(Goal):
Write out the material exactly, with the pictures left out.
====
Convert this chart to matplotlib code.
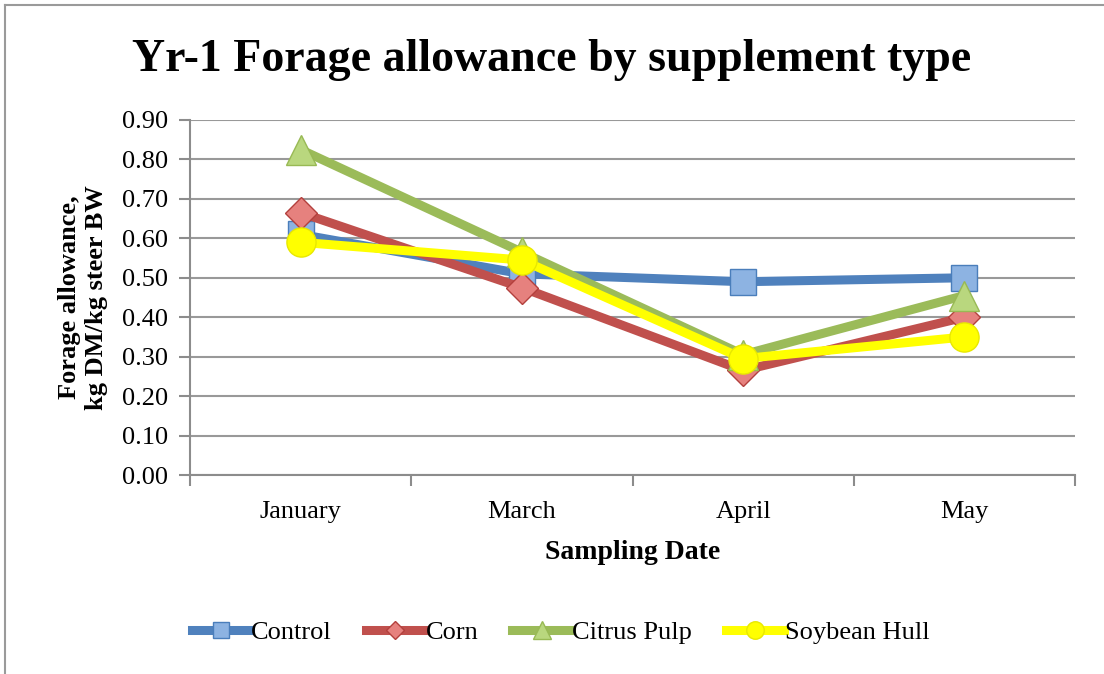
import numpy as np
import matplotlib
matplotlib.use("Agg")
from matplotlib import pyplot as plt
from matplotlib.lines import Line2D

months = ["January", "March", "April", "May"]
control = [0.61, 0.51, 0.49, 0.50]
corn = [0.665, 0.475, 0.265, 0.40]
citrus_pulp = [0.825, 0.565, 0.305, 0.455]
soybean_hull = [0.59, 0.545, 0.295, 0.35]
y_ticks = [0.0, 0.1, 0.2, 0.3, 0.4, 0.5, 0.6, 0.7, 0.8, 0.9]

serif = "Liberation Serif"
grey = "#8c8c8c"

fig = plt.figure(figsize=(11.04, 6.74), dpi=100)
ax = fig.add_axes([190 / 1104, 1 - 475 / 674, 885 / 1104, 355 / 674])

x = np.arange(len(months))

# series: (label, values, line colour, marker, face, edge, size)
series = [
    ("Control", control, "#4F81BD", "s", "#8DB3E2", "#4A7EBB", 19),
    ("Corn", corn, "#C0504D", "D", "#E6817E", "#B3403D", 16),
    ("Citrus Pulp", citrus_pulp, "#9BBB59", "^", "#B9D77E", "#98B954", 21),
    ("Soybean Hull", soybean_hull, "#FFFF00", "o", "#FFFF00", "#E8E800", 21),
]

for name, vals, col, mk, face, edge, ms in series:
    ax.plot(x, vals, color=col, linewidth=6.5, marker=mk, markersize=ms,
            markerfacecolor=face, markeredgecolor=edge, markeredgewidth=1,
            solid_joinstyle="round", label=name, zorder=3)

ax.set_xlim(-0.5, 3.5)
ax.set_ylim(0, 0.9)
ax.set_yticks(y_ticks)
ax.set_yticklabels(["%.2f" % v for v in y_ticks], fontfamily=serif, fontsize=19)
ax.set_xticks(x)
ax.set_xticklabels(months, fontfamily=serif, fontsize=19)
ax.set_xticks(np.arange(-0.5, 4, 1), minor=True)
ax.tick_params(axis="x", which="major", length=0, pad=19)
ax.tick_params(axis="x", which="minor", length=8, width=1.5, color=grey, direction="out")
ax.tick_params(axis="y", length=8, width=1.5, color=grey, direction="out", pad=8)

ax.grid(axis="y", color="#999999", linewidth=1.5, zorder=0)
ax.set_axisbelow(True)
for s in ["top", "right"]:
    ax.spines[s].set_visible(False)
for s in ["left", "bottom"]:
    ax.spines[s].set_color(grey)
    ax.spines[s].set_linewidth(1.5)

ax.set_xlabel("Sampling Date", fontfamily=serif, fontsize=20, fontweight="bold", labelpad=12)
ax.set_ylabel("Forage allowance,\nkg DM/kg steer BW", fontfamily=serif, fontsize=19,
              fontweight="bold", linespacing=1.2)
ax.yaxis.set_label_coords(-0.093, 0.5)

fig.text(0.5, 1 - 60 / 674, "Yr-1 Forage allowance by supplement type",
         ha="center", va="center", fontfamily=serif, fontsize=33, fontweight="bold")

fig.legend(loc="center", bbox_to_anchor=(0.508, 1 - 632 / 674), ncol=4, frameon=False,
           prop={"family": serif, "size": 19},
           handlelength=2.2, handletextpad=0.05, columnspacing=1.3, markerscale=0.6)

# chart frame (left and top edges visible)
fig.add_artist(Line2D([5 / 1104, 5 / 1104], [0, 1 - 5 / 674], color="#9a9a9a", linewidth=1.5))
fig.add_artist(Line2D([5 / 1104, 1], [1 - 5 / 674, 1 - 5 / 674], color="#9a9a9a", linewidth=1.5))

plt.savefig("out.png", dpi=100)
====
(Response to this exercise):
Convert this chart to matplotlib code.
import numpy as np
import matplotlib
matplotlib.use("Agg")
from matplotlib import pyplot as plt
from matplotlib.lines import Line2D

months = ["January", "March", "April", "May"]
control = [0.61, 0.51, 0.49, 0.50]
corn = [0.665, 0.475, 0.265, 0.40]
citrus_pulp = [0.825, 0.565, 0.305, 0.455]
soybean_hull = [0.59, 0.545, 0.295, 0.35]
y_ticks = [0.0, 0.1, 0.2, 0.3, 0.4, 0.5, 0.6, 0.7, 0.8, 0.9]

serif = "Liberation Serif"
grey = "#8c8c8c"

fig = plt.figure(figsize=(11.04, 6.74), dpi=100)
ax = fig.add_axes([190 / 1104, 1 - 475 / 674, 885 / 1104, 355 / 674])

x = np.arange(len(months))

# series: (label, values, line colour, marker, face, edge, size)
series = [
    ("Control", control, "#4F81BD", "s", "#8DB3E2", "#4A7EBB", 19),
    ("Corn", corn, "#C0504D", "D", "#E6817E", "#B3403D", 16),
    ("Citrus Pulp", citrus_pulp, "#9BBB59", "^", "#B9D77E", "#98B954", 21),
    ("Soybean Hull", soybean_hull, "#FFFF00", "o", "#FFFF00", "#E8E800", 21),
]

for name, vals, col, mk, face, edge, ms in series:
    ax.plot(x, vals, color=col, linewidth=6.5, marker=mk, markersize=ms,
            markerfacecolor=face, markeredgecolor=edge, markeredgewidth=1,
            solid_joinstyle="round", label=name, zorder=3)

ax.set_xlim(-0.5, 3.5)
ax.set_ylim(0, 0.9)
ax.set_yticks(y_ticks)
ax.set_yticklabels(["%.2f" % v for v in y_ticks], fontfamily=serif, fontsize=19)
ax.set_xticks(x)
ax.set_xticklabels(months, fontfamily=serif, fontsize=19)
ax.set_xticks(np.arange(-0.5, 4, 1), minor=True)
ax.tick_params(axis="x", which="major", length=0, pad=19)
ax.tick_params(axis="x", which="minor", length=8, width=1.5, color=grey, direction="out")
ax.tick_params(axis="y", length=8, width=1.5, color=grey, direction="out", pad=8)

ax.grid(axis="y", color="#999999", linewidth=1.5, zorder=0)
ax.set_axisbelow(True)
for s in ["top", "right"]:
    ax.spines[s].set_visible(False)
for s in ["left", "bottom"]:
    ax.spines[s].set_color(grey)
    ax.spines[s].set_linewidth(1.5)

ax.set_xlabel("Sampling Date", fontfamily=serif, fontsize=20, fontweight="bold", labelpad=12)
ax.set_ylabel("Forage allowance,\nkg DM/kg steer BW", fontfamily=serif, fontsize=19,
              fontweight="bold", linespacing=1.2)
ax.yaxis.set_label_coords(-0.093, 0.5)

fig.text(0.5, 1 - 60 / 674, "Yr-1 Forage allowance by supplement type",
         ha="center", va="center", fontfamily=serif, fontsize=33, fontweight="bold")

fig.legend(loc="center", bbox_to_anchor=(0.508, 1 - 632 / 674), ncol=4, frameon=False,
           prop={"family": serif, "size": 19},
           handlelength=2.2, handletextpad=0.05, columnspacing=1.3, markerscale=0.6)

# chart frame (left and top edges visible)
fig.add_artist(Line2D([5 / 1104, 5 / 1104], [0, 1 - 5 / 674], color="#9a9a9a", linewidth=1.5))
fig.add_artist(Line2D([5 / 1104, 1], [1 - 5 / 674, 1 - 5 / 674], color="#9a9a9a", linewidth=1.5))

plt.savefig("out.png", dpi=100)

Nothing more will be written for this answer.